I was actually somewhat aware of whether profs were adjuncts or regulars, although that may be mostly because I primarily took courses in just a few departments, and I knew who the regulars in the department were. (Also, possibly, because I picked my courses as much by professor as anything else, in the cases where I wasn't taking required courses in my core departments.)

Digressing further on the digression:

Life imitating art? Jazz History at Swarthmore is currently being taught by a "part-time visiting assistant professor," i.e., an adjunct.

Consulting my handy 1990 Swarthmore College Bulletin, I can say with some degree of certainty that Swarthmore didn't hire adjuncts to teach that sort of class back in my day, because the Music Department didn't offer that sort of class. There was no history of jazz nor any other sort of jazz in the Music curriculum at that time. There were, however, plenty of adjuncts in music: they were just doing things more closely aligned with Western Art music.

In general, music departments at liberal arts colleges employ more adjuncts than most departments because they offer lessons on a wide range of instruments and run a variety of performance ensembles. It goes beyond the time and expertise of the academic music faculty to teach in all of these contexts, so professional musicians in the area who are expert in a particular thing have a regular gig with the college, giving lessons and handling ensembles. At Swarthmore, they call them "Associates in Performance" (same title in 1990 and 2013). When one of these folks is the jazz guy, and you also want him to teach an academic class on Jazz History, he becomes a "part-time visiting Assistant Professor" instead of an "Associate in Performance."

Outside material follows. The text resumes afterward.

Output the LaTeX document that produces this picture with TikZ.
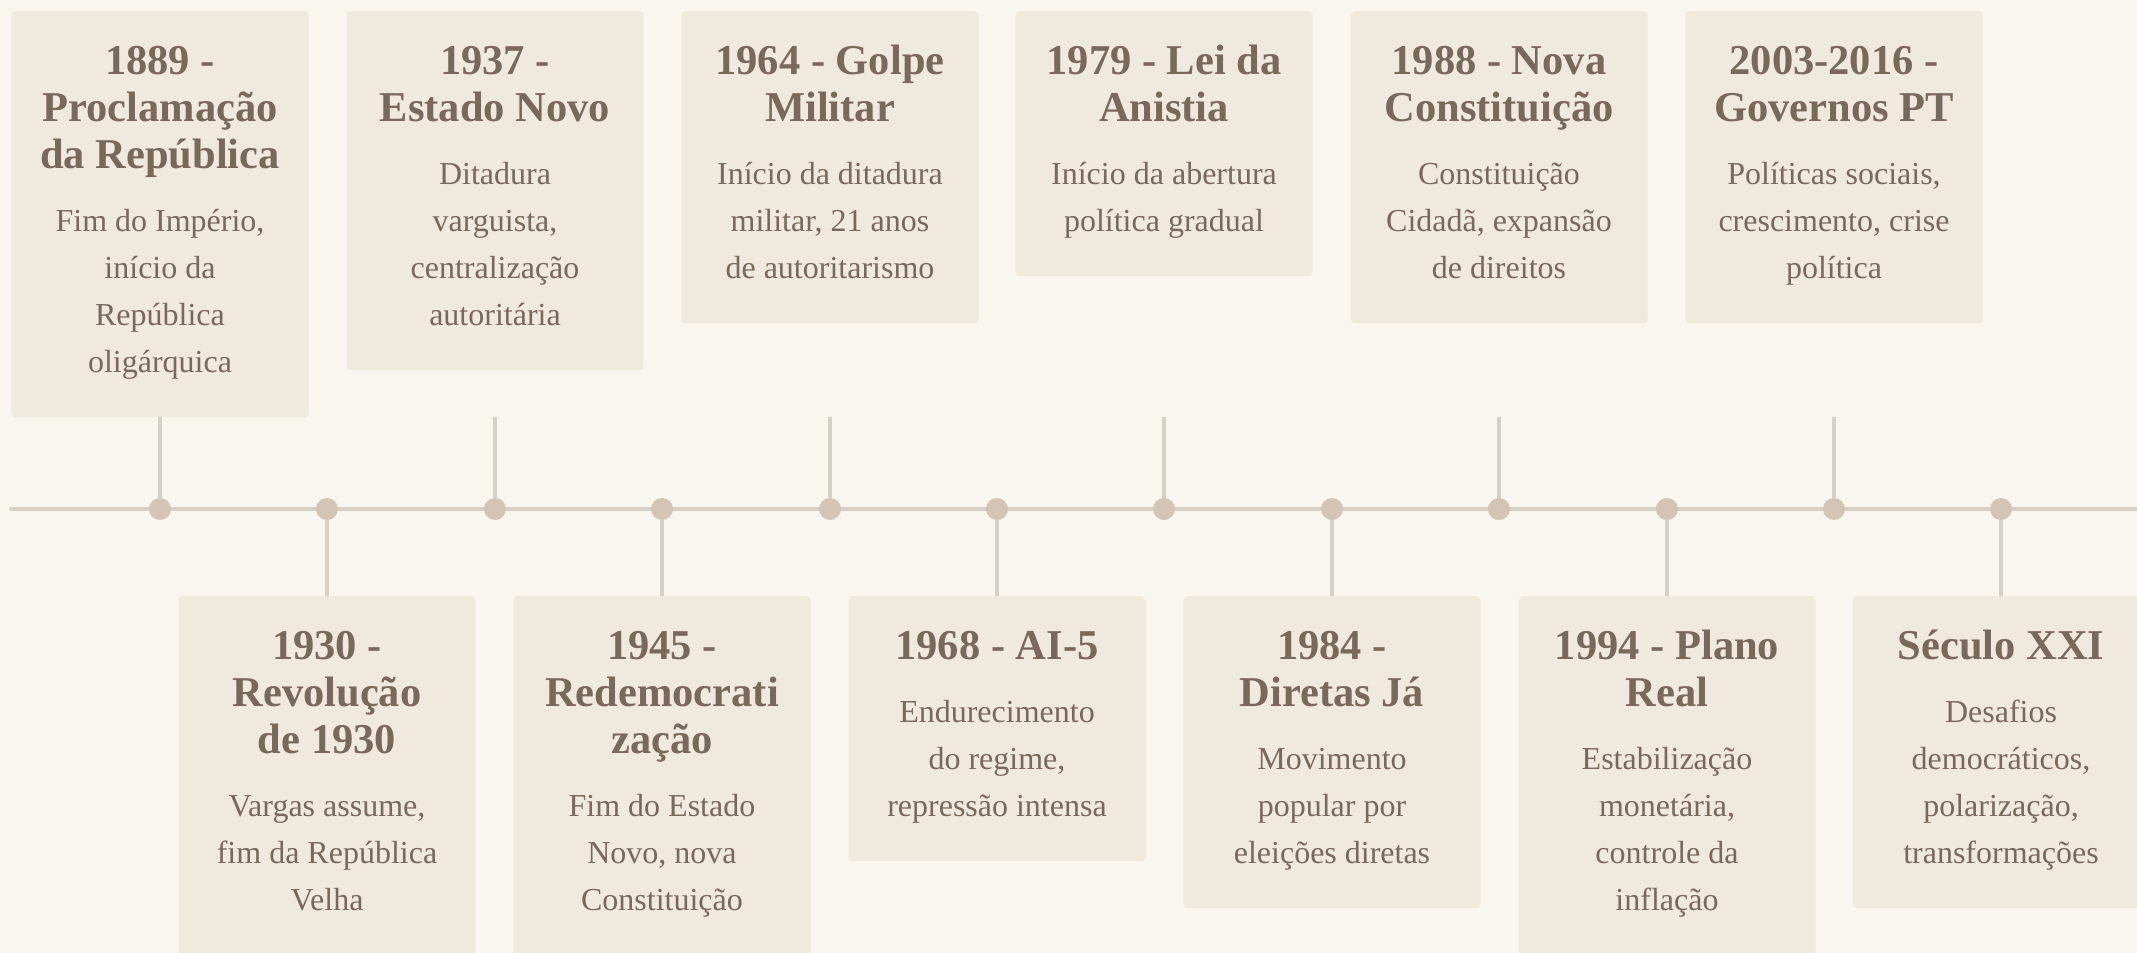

There are actually fewer Associates in Performance now than there were in 1990, probably because there are twice as many tenure-stream faculty in music now than there were in 1990 (3 then, 6 now). The prominence of the arts at Swarthmore has grown a lot in 25 years! (as has the endowment per capita . . . ) Of course, 25 years ago, Peter Gram Swing had just retired, and he was probably the first tenured professor in music at the College, or something like that.

End Digression on Digression.

You say in Alif they take away the characters' smartphones and are focused on the internet. But without their smartphones, how do they get on-line?

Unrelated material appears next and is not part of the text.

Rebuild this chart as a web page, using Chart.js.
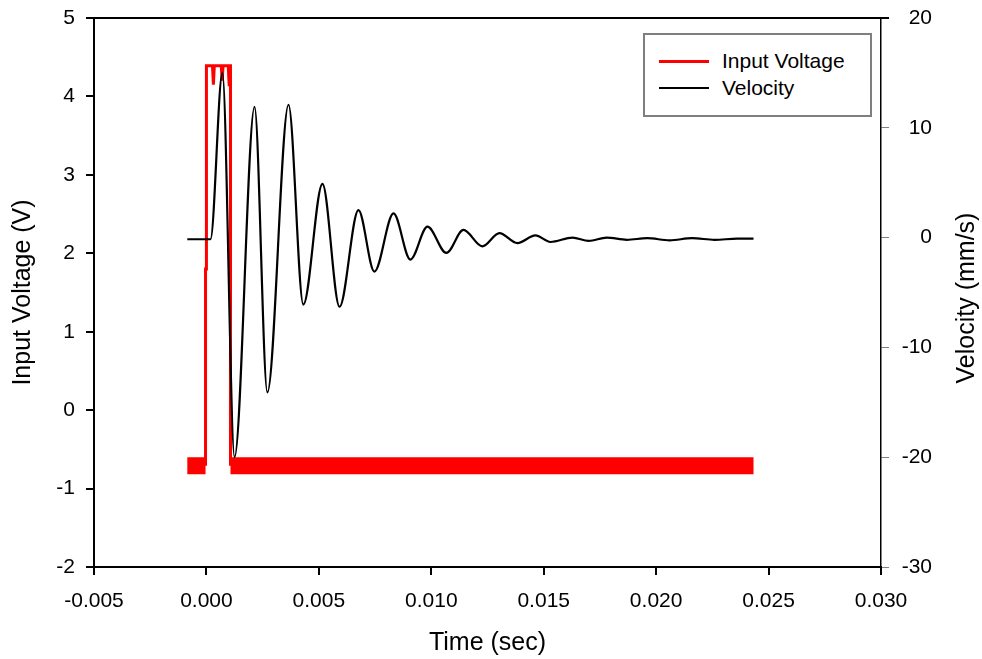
<!DOCTYPE html>
<html>
<head>
<meta charset="utf-8">
<script src="https://cdn.jsdelivr.net/npm/chart.js@4.4.0/dist/chart.umd.min.js"></script>
<style>
  html, body { margin: 0; padding: 0; background: #fff; }
  #wrap { position: relative; width: 982px; height: 659px; }
  #legend {
    position: absolute; left: 643px; top: 33px; width: 229px; height: 84px;
    box-sizing: border-box; border: 2px solid #7f7f7f; background: #fff;
    font-family: "Liberation Sans", Arial, sans-serif; font-size: 21px; color: #000;
  }
  .row { position: absolute; left: 0; height: 24px; }
  .row .ln { position: absolute; left: 14px; width: 50px; }
  .row .tx { position: absolute; left: 77px; top: 0; line-height: 24px; white-space: nowrap; }
</style>
</head>
<body>
<div id="wrap">
  <canvas id="chart" width="982" height="659"></canvas>
  <div id="legend">
    <div class="row" style="top:14px"><div class="ln" style="top:11px;height:3px;background:#ff0000"></div><span class="tx">Input Voltage</span></div>
    <div class="row" style="top:41px"><div class="ln" style="top:11px;height:2px;background:#000"></div><span class="tx">Velocity</span></div>
  </div>
</div>
<script>
// input voltage pulse (V)
const pulseT = [-0.00004, -0.00004, 0.0, 0.0, 0.00027, 0.00031, 0.00035, 0.00066, 0.0007, 0.00074, 0.00097, 0.00101, 0.00104, 0.00107, 0.00107];
const pulseV = [-0.71, 1.8, 1.8, 4.39, 4.39, 4.15, 4.39, 4.39, 4.2, 4.39, 4.39, 4.15, 4.39, 4.39, -0.71];

// noisy baseline of the input voltage (null = gap during the pulse)
const baseT = [-0.00085, -0.00004, 0.0005, 0.00107, 0.02433];
const baseV = [-0.71, -0.71, null, -0.71, -0.71];

// velocity (mm/s)
const velT = [-0.00085, 0.00018, 0.00071, 0.00125, 0.00214, 0.00271, 0.00365, 0.00431, 0.00516, 0.00592,
  0.00676, 0.00747, 0.00832, 0.00907, 0.00983, 0.01067, 0.01143, 0.01227, 0.01303, 0.01383,
  0.01463, 0.0153, 0.01628, 0.017, 0.0178, 0.0187, 0.0196, 0.0206, 0.0216, 0.0226, 0.0236, 0.02433];
const velV = [-0.15, -0.15, 15.0, -20.0, 11.9, -14.1, 12.1, -6.1, 4.9, -6.3,
  2.5, -3.1, 2.2, -2.0, 1.0, -1.4, 0.7, -0.8, 0.4, -0.5,
  0.2, -0.4, 0.0, -0.3, 0.0, -0.2, -0.05, -0.25, -0.05, -0.2, -0.1, -0.1];

const xTitle = "Time (sec)";
const yTitle = "Input Voltage (V)";
const y2Title = "Velocity (mm/s)";

const FONT = '"Liberation Sans", Arial, sans-serif';
Chart.defaults.font.family = FONT;
Chart.defaults.color = "#000";

const pts = (xs, ys) => xs.map((x, i) => ({ x: x, y: ys[i] }));

// top frame line + right axis title (reads bottom to top like the left one)
const frame = {
  id: "frame",
  afterDraw(chart) {
    const { ctx, chartArea: a } = chart;
    ctx.save();
    ctx.strokeStyle = "#000";
    ctx.lineWidth = 2;
    ctx.beginPath();
    ctx.moveTo(a.left, a.top);
    ctx.lineTo(a.right + 8, a.top);
    ctx.stroke();
    ctx.translate(967, 298);
    ctx.rotate(-Math.PI / 2);
    ctx.font = "25px " + FONT;
    ctx.fillStyle = "#000";
    ctx.textAlign = "center";
    ctx.textBaseline = "middle";
    ctx.fillText(y2Title, 0, 0);
    ctx.restore();
  },
};

new Chart(document.getElementById("chart").getContext("2d"), {
  type: "line",
  data: {
    datasets: [
      {
        label: "Velocity",
        data: pts(velT, velV),
        yAxisID: "y2",
        borderColor: "#000",
        borderWidth: 2.2,
        pointRadius: 0,
        cubicInterpolationMode: "monotone",
        order: 0,
      },
      {
        label: "Input Voltage",
        data: pts(pulseT, pulseV),
        yAxisID: "y",
        borderColor: "#ff0000",
        borderWidth: 3,
        pointRadius: 0,
        order: 1,
      },
      {
        label: "Input Voltage",
        data: pts(baseT, baseV),
        yAxisID: "y",
        borderColor: "#ff0000",
        borderWidth: 17,
        borderCapStyle: "butt",
        pointRadius: 0,
        spanGaps: false,
        order: 2,
      },
    ],
  },
  options: {
    responsive: false,
    animation: false,
    layout: { padding: { top: 18, left: 0, right: 50, bottom: 0 } },
    plugins: { legend: { display: false }, tooltip: { enabled: false } },
    scales: {
      x: {
        type: "linear",
        position: "bottom",
        min: -0.005,
        max: 0.03,
        ticks: {
          stepSize: 0.005,
          font: { size: 21 },
          padding: 14,
          callback: (v) => (Math.abs(v) < 1e-9 ? 0 : v).toFixed(3),
        },
        grid: { drawOnChartArea: false, tickLength: 8, color: "#000", lineWidth: 2 },
        border: { color: "#000", width: 2 },
        title: { display: true, text: xTitle, font: { size: 25 }, padding: { bottom: 1 } },
        afterFit: (s) => { s.height = 92; },
      },
      y: {
        type: "linear",
        position: "left",
        min: -2,
        max: 5,
        ticks: { stepSize: 1, font: { size: 21 }, padding: 11 },
        grid: { drawOnChartArea: false, tickLength: 8, color: "#000", lineWidth: 2 },
        border: { color: "#000", width: 2 },
        title: { display: true, text: yTitle, font: { size: 25 }, padding: { top: 8 } },
        afterFit: (s) => { s.width = 94; s.paddingTop = 0; },
      },
      y2: {
        type: "linear",
        position: "right",
        min: -30,
        max: 20,
        ticks: { stepSize: 10, font: { size: 21 }, padding: 8, crossAlign: "far" },
        grid: { drawOnChartArea: false, tickLength: 8, color: "#808080", lineWidth: 1 },
        border: { color: "#000", width: 1.5 },
        afterFit: (s) => { s.width = 51; s.paddingTop = 0; },
      },
    },
  },
  plugins: [frame],
});
</script>
</body>
</html>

Then the Jazz History class I took from John Alston in 1990-1991 must have been the first offered, at least for a while. And of course the magnificent and by now probably legendary John Alston was not an adjunct... I hadn't bothered to look, but I see that this year the Jazz History is in fact being taught by a Visiting Assistant Professor of Music (part-time), and that gentleman's profile is similar to the fictional adjunct's in Spoonful: composer, performer, teacher. And while it would be very Swarthmore for her to insist that she wasn't an adjunct but a VAP(p-t), that wouldn't really have helped the play at all.


Oh, and there are a variety of internet connections in the Alif-plot. Alif carries a netbook with him in a backpack for a while, he uses other people's machines, and there's a sort of Jinni Internet Cafe at one point.


I took courses at Swarthmore with at least four different adjuncts: Intro to Computer Science, Computer Languages, Psychology of Music, and Artificial Intelligence (or some similar CS course). I was quite aware at the time that three of them were adjuncts. I had also already discovered to my disappointment that a number of the courses listed in the course catalog (which I had studied carefully before applying) and been most interested in taking were only there because they had at one time been taught by adjuncts, and therefore were not actually regular courses which I might ever be able to take.

I suspect that my courses in chorus and early music ensemble were adjunct-led, though it turned out to be silly to think of them as courses.

The science fiction course was student-led, so it had no faculty member at all. Turns out there is something cheaper than an adjunct!

Was that IntroCompSci prof an adjunct? See, it never occurred to me.


I also took a law class one semester that I knew was a one-off adjunct-taught class. Two of the adjuncts I took courses with were in the top five teachers I had at Swarthmore.

I think Swarthmore used adjuncts as a reasonable and considered policy in some departments as a good way of offering new courses, providing fresh collaboration (or at least conversation) for regular faculty, and finding teaching expertise in areas where they didn't have enough work to justify a full-time hire. And in CS they had to use adjuncts because of internal college politics about how to reassign faculty lines to accommodate changing student demand.

re history of History of Jazz at Swarthmore: John Alston (who is still a member of the Music Department) was not a member of the department in 1989-90, so when you took a course with him in 1990-91, V., it must have been the first year for him and the first year for the course. (And a quick check of his profile confirms that he joined the faculty in 1990). Given that he has taught the course in the past, I wonder if the person who taught it most recently has been doing so as a leave replacement for John Alston.

This has nothing to do with jazz, adjuncts, or Swarthmore, but I can't resist mentioning it: the playwright for Water By The Spoonful (who you don't name, but who happens to be Quiara Alegria Hudes) was a student of mine when I was a graduate instructor* at Yale in the mid-1990s. Somewhere I have a cassette tape recording of me playing in a small chamber ensemble of a piece she wrote when she was a junior or senior.

*My formal title was Part-Time Acting Instructor, in case it's relevant to the conversation above.

Catherine—wow! Well, I believe Ms. Alegria Hudes' music-composition instruction was highly influential in her playwriting—her first Big Play called itself a fugue, and of course she wrote the book to In The Heights, not the music. She's a very interesting writer.


Catherine, I didn't realize you had taught acting!

Michael: :P

V: I did not know that about her first Big Play, so that's very interesting. If I'm recalling correctly, she was an outstanding student but clearly moving into far more diverse and creative realms than the correct resolution of the dominant six-four chord.

In addition to a Pulitzer-winner, I've also taught a Grammy-winner, one of the members of the Carolina Chocolate Drops. Who was an opera singer when I taught her, so go figure.